I want to note that Clark often gives simplistic investment advice. On his podcast, with a limited amount of time and a wide-ranging audience, he tries to say what will help the most people possible.
Investing can be simple or complex. There are a lot of nuances depending on individual circumstances like age, goals, risk tolerance, wealth level and more.
Clark’s favorite investment recommendation inside a retirement account such as a 401(k) or an IRA is a target date fund. You select the year closest to your retirement and you can put every dollar into that fund.
It automatically puts your money in an appropriate allocation of stocks and bonds and adjusts that allocation depending on how close you are to retirement. Clark calls it “the easy button” of investing. But it doesn’t mean he’s wagging a disapproving finger at you if you stray outside of that.
“If you want to dabble in individual stocks, that’s OK,” Clark says. “Would I have done something highly speculative owning something like AMC? Not my wheelhouse. Not my thing.
“But I don’t think this is a disaster that he has that individual stock as long as most of what he’s doing is in the target retirement fund. And when I say most, I’d say at least 80%, maybe even higher.”
Explaining the ‘Core and Explore’ Philosophy
Charles Schwab, the namesake of the investment company that services Suzanne’s husband’s IRA, trademarked the phrase “core and explore” in 1998.
Clark is a big fan of the underlying philosophy. Especially for those who are itching for something more fulfilling or exciting than plowing 100% of their retirement money into a target date fund.
Core and explore is the idea that you should put a very large majority of your retirement savings into broad-based index funds. Bet your financial future on the entirety of the U.S. economy, Clark often explains, rather than on a handful of individual companies.
“Diversity” is the investment term for this. Target date funds and other index funds spread your dollars around to hundreds or thousands of different stocks.
Once you’ve staked the majority of your future in this way, feel free to take a small percentage of your portfolio and take some positions in an individual stock or two.
Why Clark Loves Target Date Funds
Here’s a more nuanced explanation from Clark on “core and explore” and how target date funds and individual stocks fit into that combination.
“The reason that you always hear me talk ‘target retirement fund, target retirement fund, target retirement fund’ in an IRA or 401(k) at work? Unless you are someone who devotes an enormous amount of time to real research on companies, it’s too much risk for you and your portfolio allocations will likely be out of whack,” Clark says.
“Charles Schwab himself is a big believer in what he calls ‘core and explore’ – the idea that most of your money should be in a broad-based thing where the money is widely diversified. And as you age, more of the [target date fund] money is in things that are less risky in the short term than stocks.

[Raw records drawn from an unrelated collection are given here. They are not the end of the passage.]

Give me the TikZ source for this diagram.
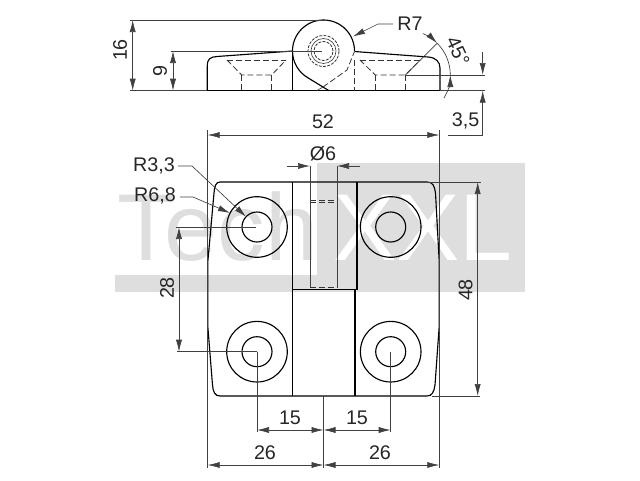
\documentclass[tikz,border=0pt]{standalone}
\usepackage{fontspec}
\setmainfont{Liberation Sans}
\usetikzlibrary{arrows.meta}

\tikzset{
  body/.style={line width=0.85pt, black},
  hidden/.style={line width=0.6pt, black!80, dash pattern=on 4.5pt off 2.2pt},
  thinline/.style={line width=0.5pt, black!75},
  dimline/.style={thinline, {Latex[length=9pt,width=4.6pt]}-{Latex[length=9pt,width=4.6pt]}},
  dimend/.style={thinline, -{Latex[length=9pt,width=4.6pt]}},
  dimtext/.style={font=\fontsize{14.8}{16}\selectfont, inner sep=0pt, text=black!85},
  wmtext/.style={font=\fontsize{71.25}{80}\selectfont, inner sep=0pt, anchor=base west}
}

\begin{document}
\begin{tikzpicture}[x=0.75pt, y=0.75pt]
  \useasboundingbox (0,0) rectangle (640,480);

  % watermark
  \fill[black!13] (115,188) rectangle (525,205);
  \fill[black!13] (317,188) rectangle (525,317);
  \node[wmtext, text=black!13] (wmtech) at (117,220) {Tech};
  \node[wmtext, text=white] (wmxxl) at (333,220) {XXL};

  % side view
  \coordinate (pin) at (323.5,429);
  \coordinate (sink) at (405.3,405);
  \draw[body] (207.3,389.3) -- (207.3,414) .. controls (207.3,421) and (210,423) .. (217,423.5) -- (292.7,429);
  \draw[body] (354.3,428.5) -- (428,423) .. controls (436,422.5) and (440,418) .. (440,412) -- (440,389.3);
  \draw[body] (207.3,389.3) -- (440,389.3);
  \draw[body] (292.7,429) -- (292.7,389.3);
  \draw[body] (pin) ++(0:31) arc[start angle=0, end angle=240, radius=31] -- (329,389.3);
  \draw[thinline] (316.7,389.3) -- (323,393);
  \draw[hidden] (323,393) -- (347,410) -- (354.3,428);
  \draw[thinline] (pin) circle[radius=12.5];
  \foreach \r in {9.5, 15.5} {
    \draw[hidden, dash pattern=on 2.2pt off 1pt] (pin) circle[radius=\r];
  }

  % countersunk holes
  \foreach \cx/\tl/\tr in {256.7/227/286, 390.3/360/420} {
    \draw[hidden] (\tl,420) -- (\tr,420);
    \draw[hidden] (\tl,420) -- (\cx-15,405) -- (\cx+15,405) -- (\tr,420);
    \draw[hidden] (\cx-15,405) -- (\cx-15,389.3);
    \draw[hidden] (\cx+15,405) -- (\cx+15,389.3);
  }
  \draw[hidden] (354.3,420) -- (354.3,389.3);

  % plan view
  \draw[body] (220,298) -- (427,298) .. controls (433,298) and (434.5,294) .. (435.5,287)
    -- (439.3,217) -- (439.3,155) -- (435,95) .. controls (434,88) and (432,84) .. (427,84)
    -- (220,84) .. controls (215,84) and (213,88) .. (212.5,95) -- (207.7,155) -- (207.7,217)
    -- (214,287) .. controls (214.5,294) and (216,298) .. (220,298);
  \draw[body] (292.7,298) -- (292.7,84);
  \draw[body] (355,190.5) -- (355,84);
  \draw[body] (292.7,190.5) -- (357,190.5) -- (357,298);
  \foreach \y in {277.5, 280} {
    \draw[hidden] (310,\y) -- (337,\y);
  }
  \draw[hidden] (310,193) -- (337,193);

  % holes
  \foreach \cx/\cy in {257/253, 390.7/253, 257/128.3, 390.7/128.3} {
    \draw[body] (\cx,\cy) circle[radius=30.3];
    \draw[body] (\cx,\cy) circle[radius=15];
  }

  % extension lines
  \draw[thinline] (130,460) -- (326,460);
  \draw[thinline] (130,389.3) -- (207.3,389.3);
  \draw[thinline] (171,429) -- (322,429);
  \draw[thinline] (207.7,350) -- (207.7,12);
  \draw[thinline] (439.3,350) -- (439.3,12);
  \draw[thinline] (323.5,84) -- (323.5,12);
  \draw[thinline] (257,128.3) -- (257,48);
  \draw[thinline] (390.7,128.3) -- (390.7,48);
  \draw[thinline] (310,314) -- (310,193);
  \draw[thinline] (337,314) -- (337,193);
  \draw[thinline] (427,298) -- (481,298);
  \draw[thinline] (432,84) -- (480,84);
  \draw[thinline] (176,253) -- (256,253);
  \draw[thinline] (177,128.3) -- (257,128.3);
  \draw[thinline] (sink) -- (485,405);
  \draw[thinline] (440,389.3) -- (485,389.3);
  \draw[thinline] (sink) -- ++(45:45);

  % dimensions
  \draw[dimline] (132.7,460) -- (132.7,389.3);
  \draw[dimline] (173,429) -- (173,389.3);
  \draw[dimline] (207.7,345) -- (439.3,345);
  \draw[dimline] (477.7,298) -- (477.7,84);
  \draw[dimline] (179,253) -- (179,128.3);
  \draw[dimline] (257,50) -- (323.5,50);
  \draw[dimline] (323.5,50) -- (390.7,50);
  \draw[dimline] (207.7,15) -- (323.5,15);
  \draw[dimline] (323.5,15) -- (439.3,15);
  \draw[dimend] (286.7,314) -- (310,314);
  \draw[dimend] (360,314) -- (337,314);
  \draw[dimend] (482.7,428) -- (482.7,405);
  \draw[dimend] (482.7,345) -- (482.7,389.3);
  \draw[thinline] (482.7,345) -- (448,345);

  % angle
  \draw[thinline] (sink) ++(45:45) arc[start angle=45, end angle=0, radius=45];
  \draw[dimend] (sink) ++(67:45) arc[start angle=67, end angle=45, radius=45];
  \draw[dimend] (sink) ++(-31:45) arc[start angle=-31, end angle=0, radius=45];

  % radius leaders
  \draw[dimend] (393,456) -- (378,456) -- (353,443.5);
  \draw[dimend] (178,314) -- (192,314) -- (246,263.3);
  \draw[dimend] (180,283) -- (193,283) -- (230,267);

  % labels
  \node[dimtext, rotate=90] (lab16) at (120,430) {16};
  \node[dimtext, rotate=90] (lab9) at (160,409) {9};
  \node[dimtext] (lab52) at (323,358) {52};
  \node[dimtext, rotate=90] (lab48) at (465.7,190) {48};
  \node[dimtext, rotate=90] (lab28) at (167,192) {28};
  \node[dimtext] (labd6) at (323,326) {Ø6};
  \node[dimtext] (labr33) at (154,314) {R3,3};
  \node[dimtext] (labr68) at (155,284) {R6,8};
  \node[dimtext] (labr7) at (410,456) {R7};
  \node[dimtext, rotate=-65] (lab45) at (458,429) {45°};
  \node[dimtext] (lab35) at (465.7,359) {3,5};
  \node[dimtext] (lab15a) at (290,62) {15};
  \node[dimtext] (lab15b) at (357,62) {15};
  \node[dimtext] (lab26a) at (265,27) {26};
  \node[dimtext] (lab26b) at (380,27) {26};
\end{tikzpicture}
\end{document}
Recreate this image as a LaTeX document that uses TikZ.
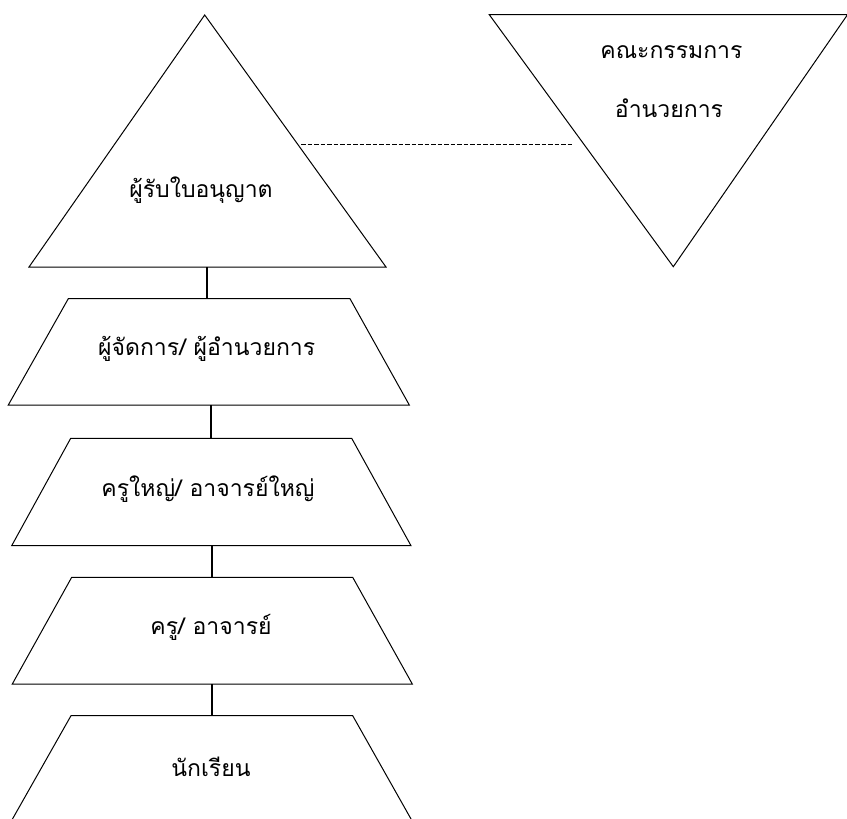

“Owning the ‘explore’ part of what Chuck Schwab talks about is owning individual stocks.”
Clark: You Have Permission To Buy Individual Stocks
Even after that explanation, Clark’s producer on the show admitted to guilt over buying an individual stock.
“I made this mistake once,” Christa says. “I bought an individual stock and I lost a bunch of money on it and I learned my lesson.”
“Sometimes you’ve got to be burned. But the problem is if you have something like what they call the meme stocks and you had a big run-up in it, you’re like, ‘Wow. This is what I should be doing.’ But when you play individual stocks, there’s a lot more risk involved than when you go wide in the market,” Clark says.
“So there’s nothing wrong that you bought an individual stock and lost money in it.”
Said Christa: “It was a great lesson for me.”
And Clark responded to close out the segment: “But I’m not even sure it was a lesson. If you were doing the core and you made an oops on an individual stock, I don’t see that as necessarily a bad thing. It’s not how I play the game, but I don’t see that as a bad thing.”
When it comes to investing in individual stocks, it’s about how much.
You don’t need to avoid buying stocks. But you should limit the percentage of your portfolio devoted to “exploring” to 20% or less.
When it comes to money “mistakes,” investing a small percentage of your portfolio in a large-cap U.S. company stock isn’t a bad one. Even if you “lose.” As long as you’re taking care of your financial future with the majority of your investment portfolio, you’re OK.